** START OF DATA SECTION **

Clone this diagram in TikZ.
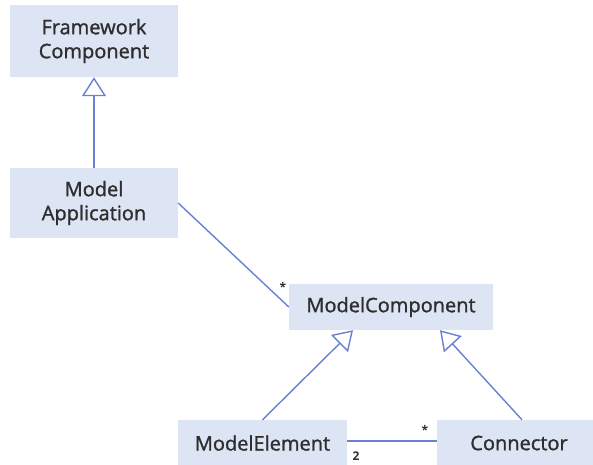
\documentclass[tikz,border=0pt]{standalone}
\usepackage{fontspec}
\setmainfont{Open Sans}
\newfontfamily\boxfont[RawFeature={embolden=1.3}]{Open Sans}
\usetikzlibrary{arrows.meta,calc}
\definecolor{boxfill}{HTML}{DDE5F5}
\definecolor{linkblue}{HTML}{6A80D2}
\definecolor{ink}{HTML}{2E2E2E}
\begin{document}
\begin{tikzpicture}[x=1pt,y=-1pt,
  classbox/.style={fill=boxfill, draw=none, text=ink, font=\boxfont\fontsize{20}{24}\selectfont,
    align=center, inner sep=0pt},
  assoc/.style={draw=linkblue, line width=1.4pt},
  inherit/.style={assoc, -{Triangle[open, width=24pt, length=19pt, fill=white, line width=1.4pt]}},
  mult/.style={text=ink, font=\fontsize{12}{14}\selectfont\bfseries, inner sep=0pt}]
  \useasboundingbox (0,0) rectangle (593,464);

  % classes
  \node[classbox, minimum width=168pt, minimum height=72pt] (fc) at (94,41) {Framework\\Component};
  \node[classbox, minimum width=168pt, minimum height=70pt] (ma) at (94,203) {Model\\Application};
  \node[classbox, minimum width=204pt, minimum height=46pt] (mc) at (391,307) {ModelComponent};
  \node[classbox, minimum width=169pt, minimum height=46pt] (me) at (262.5,443) {ModelElement};
  \node[classbox, minimum width=164pt, minimum height=46pt] (co) at (519,443) {Connector};

  % generalisations
  \draw[inherit] (ma.north) -- (fc.south);
  \draw[inherit] (me.north) -- ($(mc.south)+(-38,0)$);
  \draw[inherit] ($(co.north)+(3,0)$) -- ($(mc.south)+(49,0)$);

  % associations
  \draw[assoc] (ma.east) -- (mc.west);
  \draw[assoc] ($(me.east)+(0,-2)$) -- ($(co.west)+(0,-2)$);

  % multiplicities
  \node[mult] (m1) at (283,287) {*};
  \node[mult] (m2) at (356,456) {2};
  \node[mult] (m3) at (425,430) {*};
\end{tikzpicture}
\end{document}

** END OF DATA SECTION **

» **CHALLENGE**:
All of the data above should be transcribed verbatim, with pictures omitted.

» **ANSWER TO THE TASK**:
Clone this diagram in TikZ.
\documentclass[tikz,border=0pt]{standalone}
\usepackage{fontspec}
\setmainfont{Open Sans}
\newfontfamily\boxfont[RawFeature={embolden=1.3}]{Open Sans}
\usetikzlibrary{arrows.meta,calc}
\definecolor{boxfill}{HTML}{DDE5F5}
\definecolor{linkblue}{HTML}{6A80D2}
\definecolor{ink}{HTML}{2E2E2E}
\begin{document}
\begin{tikzpicture}[x=1pt,y=-1pt,
  classbox/.style={fill=boxfill, draw=none, text=ink, font=\boxfont\fontsize{20}{24}\selectfont,
    align=center, inner sep=0pt},
  assoc/.style={draw=linkblue, line width=1.4pt},
  inherit/.style={assoc, -{Triangle[open, width=24pt, length=19pt, fill=white, line width=1.4pt]}},
  mult/.style={text=ink, font=\fontsize{12}{14}\selectfont\bfseries, inner sep=0pt}]
  \useasboundingbox (0,0) rectangle (593,464);

  % classes
  \node[classbox, minimum width=168pt, minimum height=72pt] (fc) at (94,41) {Framework\\Component};
  \node[classbox, minimum width=168pt, minimum height=70pt] (ma) at (94,203) {Model\\Application};
  \node[classbox, minimum width=204pt, minimum height=46pt] (mc) at (391,307) {ModelComponent};
  \node[classbox, minimum width=169pt, minimum height=46pt] (me) at (262.5,443) {ModelElement};
  \node[classbox, minimum width=164pt, minimum height=46pt] (co) at (519,443) {Connector};

  % generalisations
  \draw[inherit] (ma.north) -- (fc.south);
  \draw[inherit] (me.north) -- ($(mc.south)+(-38,0)$);
  \draw[inherit] ($(co.north)+(3,0)$) -- ($(mc.south)+(49,0)$);

  % associations
  \draw[assoc] (ma.east) -- (mc.west);
  \draw[assoc] ($(me.east)+(0,-2)$) -- ($(co.west)+(0,-2)$);

  % multiplicities
  \node[mult] (m1) at (283,287) {*};
  \node[mult] (m2) at (356,456) {2};
  \node[mult] (m3) at (425,430) {*};
\end{tikzpicture}
\end{document}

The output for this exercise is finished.